Let’s jump back in time to 1892. The city is bustling, horses clop down the cobbled streets, and a young typesetter named Heinrich Karl Adolf Isensee arrives in Oldenburg. He’s got ink on his fingers and ambition in his eyes. Just a year after his move from Schöningen, he opens his very own publishing company-little does he know, it will one day become the heart of Oldenburg’s literary world. By 1902, Heinrich proves he’s got more than just novels up his sleeve; he cleverly buys up a bankrupt printing shop, Winter & Meschett. Some people see bankruptcy as bad luck-Heinrich saw it as a plot twist!
The presses clank into the future. In 1907, the company adds a shop so people in Oldenburg can buy their pens and paper where the books come from-a full stationery adventure! The 1930s roar in, and suddenly there’s a shiny new rotation press and seven typesetting machines shaking the floors. By 1945, after a world turned upside down, the company settles here on Haarenstraße, right in the heart of Oldenburg’s old town.

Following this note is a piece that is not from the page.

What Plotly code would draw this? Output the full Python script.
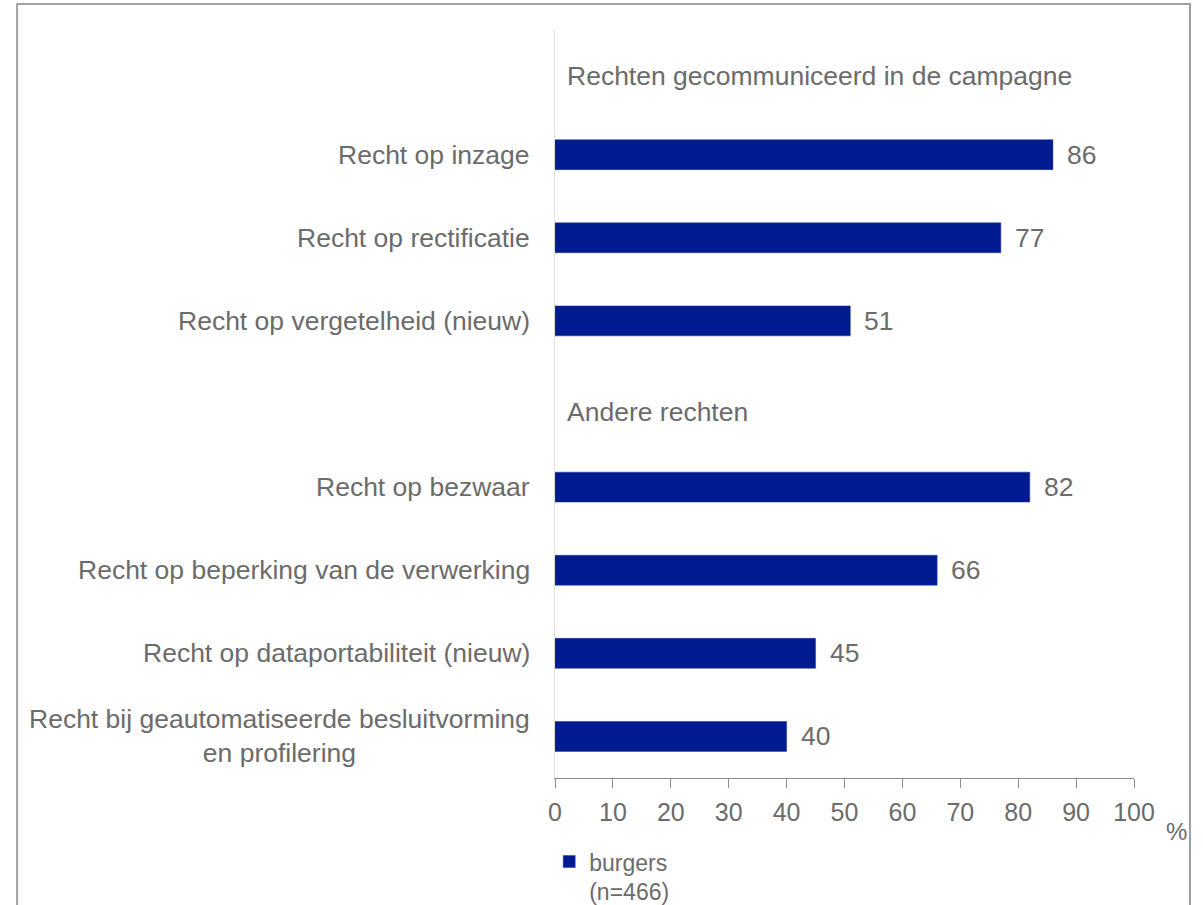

For a while, the press mostly focused on local matters-if it happened in Oldenburg or the Northwest, it ended up in print. But by the 1960s, with the rise of the Oldenburgische Landschaft group, the publisher became a fierce guardian of local stories and culture. Today, they keep spreading their wings: fiction in Low German, essays on art, culture, and even science!
And every year, Florian Isensee keeps the presses rolling. So, if you ever get lost in Oldenburg, just follow the sound of stories being told. And remember: here at Isensee, there’s always room for one more chapter-are you ready to write your own?